Adolf Hitler's "Mein Kampf," whose publication is prohibited in Germany, could be released again in Germany.
Historians and other academics say it is essential to publish the notorious book with editorial annotations and critique before 2015, when it enters the public domain and may be reprinted freely by neo-Nazis.
Hitler wrote the first part of his book while in prison in 1923 for his part in the attempted coup against the Weimar government, known as the "beer hall putsch." The remainder was written after his release. Ten million copies of the 720-page volume, in which Hitler outlined his racist political and social program, were sold between his ascent to power and the end of World War II. It has been translated into numerous languages.
In 2015, 70 years after the death of its author, the copyright will run out and anyone will be able to print and distribute it.
"We must be prepared that neo-Nazis will print many copies of the book and use it for propaganda," Dr. Oscar Schneider, who runs the Nuremburg Documentation Center, says.
"The legislators should have taken this into consideration," Dr. Norbert Frei of Friedrich Schiller University in Jena, Germany told the popular daily Sueddeutsche Zeitung. The two called on the Bavarian government, which holds the copyright on the book's distribution, to allow a critical edition to be published before the copyright runs out.
Bavaria has banned the printing and distribution of "Mein Kampf," although it can be obtained almost everywhere in the world and on the Internet.
Munich's Institute of Contemporary History has been trying for years to obtain permission to publish a critical-historical version of the text. "It is unjustified to prevent the printing of a certain document just because of the concern it will have a negative effect," director Professor Horst Moeller said. He noted that scientific editions of other notorious Nazi writings have been published.
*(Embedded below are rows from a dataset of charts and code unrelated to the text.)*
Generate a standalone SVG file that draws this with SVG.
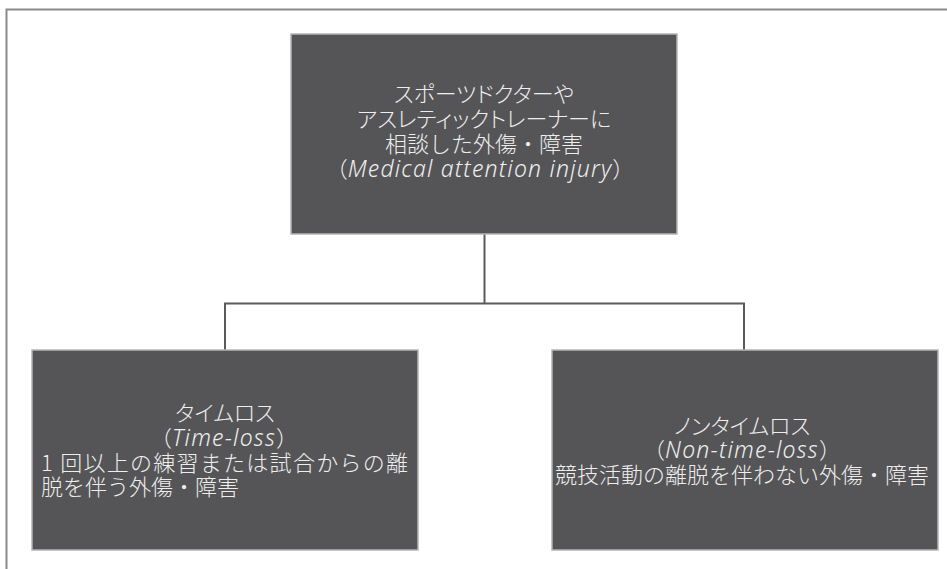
<svg xmlns="http://www.w3.org/2000/svg" width="947" height="569" viewBox="0 0 947 569">
<style>
.frame{fill:none;stroke:#8a8a8a;stroke-width:2}
.box{fill:#555557;stroke:#b4b4b4;stroke-width:1.5}
.conn{fill:none;stroke:#5a5a5a;stroke-width:2}
.t{font-family:"Noto Sans CJK JP",sans-serif;font-size:22px;font-weight:300;fill:#eeeeee;text-anchor:middle}
.k{font-feature-settings:"palt"}
.it{font-family:"Noto Sans","Noto Sans CJK JP",sans-serif;font-style:italic;font-weight:300;font-size:23px;letter-spacing:1.2px}
</style>
<rect width="947" height="569" fill="#ffffff"/>
<rect class="frame" x="6.5" y="9.5" width="960" height="580"/>
<g id="connectors">
<polyline class="conn" points="484.5,234 484.5,303.5"/>
<polyline class="conn" points="225,350 225,303.5 744,303.5 744,350"/>
</g>
<g id="node-top">
<rect class="box" x="291" y="34" width="386" height="200"/>
<text class="t k" x="484" y="102">スポーツドクターや</text>
<text class="t k" x="484" y="127">アスレティックトレーナーに</text>
<text class="t" x="484" y="152">相談した外傷・障害</text>
<text class="t" x="480" y="177">（<tspan class="it">Medical attention injury</tspan>）</text>
</g>
<g id="node-left">
<rect class="box" x="32" y="350" width="386" height="200"/>
<text class="t k" x="225" y="421">タイムロス</text>
<text class="t" x="224" y="446">（<tspan class="it">Time-loss</tspan>）</text>
<text class="t" x="41" y="471" style="text-anchor:start" textLength="367" lengthAdjust="spacing">1 回以上の練習または試合からの離</text>
<text class="t" x="41" y="495" style="text-anchor:start">脱を伴う外傷・障害</text>
</g>
<g id="node-right">
<rect class="box" x="552" y="350" width="386" height="200"/>
<text class="t k" x="742" y="434">ノンタイムロス</text>
<text class="t" x="742" y="458">（<tspan class="it">Non-time-loss</tspan>）</text>
<text class="t" x="742" y="483">競技活動の離脱を伴わない外傷・障害</text>
</g>
</svg>
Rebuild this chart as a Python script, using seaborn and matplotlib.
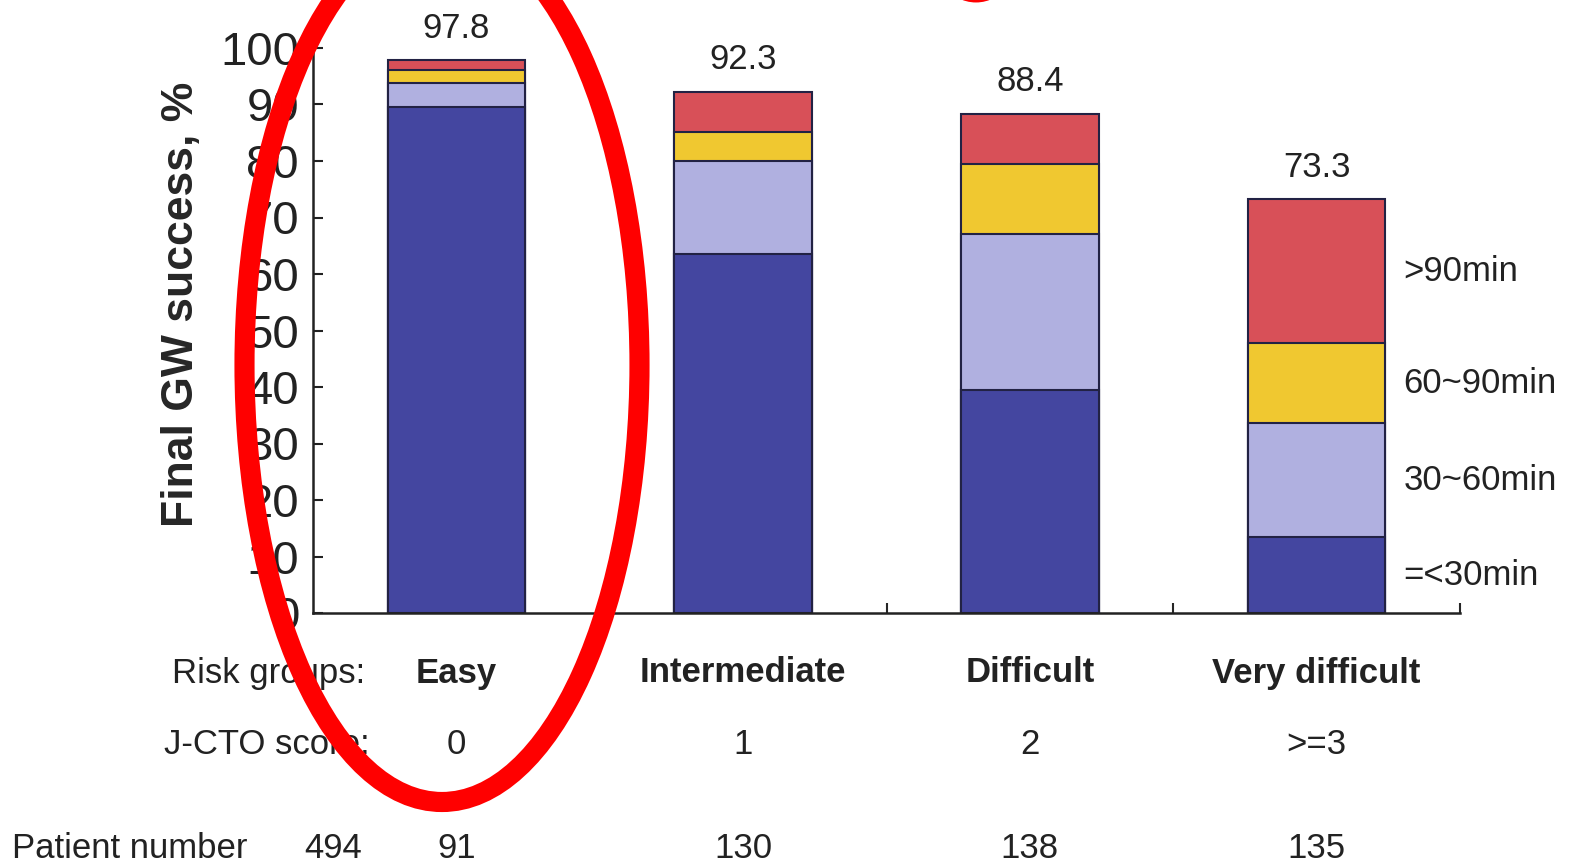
import numpy as np
import pandas as pd
import matplotlib
matplotlib.use("Agg")
import matplotlib.pyplot as plt
import matplotlib.transforms as mtrans
from matplotlib.patches import Ellipse
import seaborn as sns

# -------- Datos --------
grupos = ["Easy", "Intermediate", "Difficult", "Very difficult"]
jcto = ["0", "1", "2", ">=3"]
pacientes = ["91", "130", "138", "135"]
total_pacientes = "494"

t_30 = [89.5, 63.6, 39.5, 13.4]      # =<30min
t_30_60 = [4.3, 16.4, 27.5, 20.2]    # 30~60min
t_60_90 = [2.3, 5.2, 12.5, 14.1]     # 60~90min
t_90 = [1.7, 7.1, 8.9, 25.6]         # >90min
totales = [97.8, 92.3, 88.4, 73.3]

tramos = ["=<30min", "30~60min", "60~90min", ">90min"]
colores = ["#4446A0", "#B0B0E0", "#F0C830", "#D85058"]

df = pd.DataFrame({"grupo": grupos, "=<30min": t_30, "30~60min": t_30_60,
                   "60~90min": t_60_90, ">90min": t_90})
acum = df[tramos].cumsum(axis=1)

# -------- Figura --------
sns.set_style("ticks")
plt.rcParams["font.family"] = ["Liberation Sans", "DejaVu Sans"]

fig = plt.figure(figsize=(15.69, 8.66), dpi=100)
ax = fig.add_axes([313 / 1569, 1 - 613 / 866, 1147 / 1569, 565 / 866])

# barras apiladas: se dibuja primero el acumulado mayor
for tramo, color in reversed(list(zip(tramos, colores))):
    sns.barplot(x=df["grupo"], y=acum[tramo], color=color, width=0.48,
                edgecolor="#222244", linewidth=1.5, saturation=1, ax=ax)

ax.set_xlim(-0.5, 3.5)
ax.set_ylim(0, 100)
ax.set_yticks(range(0, 101, 10))
ax.tick_params(axis="y", direction="in", length=7, width=1.5,
               labelsize=34, pad=10, colors="#222222")
ax.set_xticks([])
ax.set_xticks([0.5, 1.5, 2.5, 3.5], minor=True)
ax.tick_params(axis="x", which="minor", direction="in", length=7, width=1.5)
ax.set_xlabel("")
ax.set_ylabel("Final GW success, %", fontsize=32, fontweight="bold")
ax.yaxis.set_label_coords(-0.097, 0.547)
for s in ["top", "right"]:
    ax.spines[s].set_visible(False)
for s in ["left", "bottom"]:
    ax.spines[s].set_linewidth(1.8)
    ax.spines[s].set_color("#222222")

# totales sobre cada barra
for i, t in enumerate(totales):
    ax.annotate(f"{t:.1f}", (i, t), xytext=(0, 11), textcoords="offset points",
                ha="center", va="bottom", fontsize=25, color="#222222")

# etiquetas de tramo a la derecha de la última barra
ultimo = acum.iloc[-1]
previo = [0] + list(ultimo[:-1])
for tramo, base in zip(tramos, previo):
    ax.annotate(tramo, (3.24, (base + ultimo[tramo]) / 2), xytext=(13, 0),
                textcoords="offset points", ha="left", va="center",
                fontsize=25, color="#222222", annotation_clip=False)

# filas de texto debajo del eje
tr = mtrans.blended_transform_factory(ax.transData, fig.transFigure)
y_risk, y_jcto, y_pac = 1 - 673 / 866, 1 - 744 / 866, 1 - 849 / 866
fig.text(365 / 1569, y_risk, "Risk groups:", ha="right", va="center",
         fontsize=25, color="#222222")
fig.text(370 / 1569, y_jcto, "J-CTO score:", ha="right", va="center",
         fontsize=25, color="#222222")
fig.text(12 / 1569, y_pac, "Patient number", ha="left", va="center",
         fontsize=25, color="#222222")
fig.text(333 / 1569, y_pac, total_pacientes, ha="center", va="center",
         fontsize=25, color="#222222")
for i in range(len(grupos)):
    ax.text(i, y_risk, grupos[i], transform=tr, ha="center", va="center",
            fontsize=25, fontweight="bold", color="#222222")
    ax.text(i, y_jcto, jcto[i], transform=tr, ha="center", va="center",
            fontsize=25, color="#222222")
    ax.text(i, y_pac, pacientes[i], transform=tr, ha="center", va="center",
            fontsize=25, color="#222222")

# elipse roja resaltando el grupo "Easy"
fig.add_artist(Ellipse((442 / 1569, 1 - 365 / 866), 395 / 1569, 874 / 866,
                       transform=fig.transFigure, fill=False,
                       edgecolor="#FF0000", linewidth=14.5, clip_on=False,
                       zorder=10))
# resto de otra marca roja cortada en el borde superior
fig.add_artist(Ellipse((976 / 1569, 1 + 60 / 866), 90 / 1569, 118 / 866,
                       transform=fig.transFigure, fill=False,
                       edgecolor="#FF0000", linewidth=5, clip_on=False,
                       zorder=10))

fig.savefig("out.png", dpi=100, facecolor="white")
"A critical version of the book would provide every person with the arguments needed to win the debate with its supporters," the chairman of the institute, Udo Wengst, said, adding that it would take three years of research to publish a book of this type. Dieter Pohl, a historian at the institute, said that such an annotated, critical edition of "Mein Kampf" is necessary because Hitler was not precise about facts nor was he consistent in his stands, which is reflected in the text and should be explained.
The cost of the book is expected to be very high, and the concern is that most people, including neo-Nazis, would not be able to afford it. It has therefore been proposed that the book's cost be subsidized or that it be distributed free on the Internet.
Four years ago a nephew of Hitler through a half-sister, Leo Raubel, was identified. Raubel died in 1979. His son, Peter, said he did not want royalties from the book.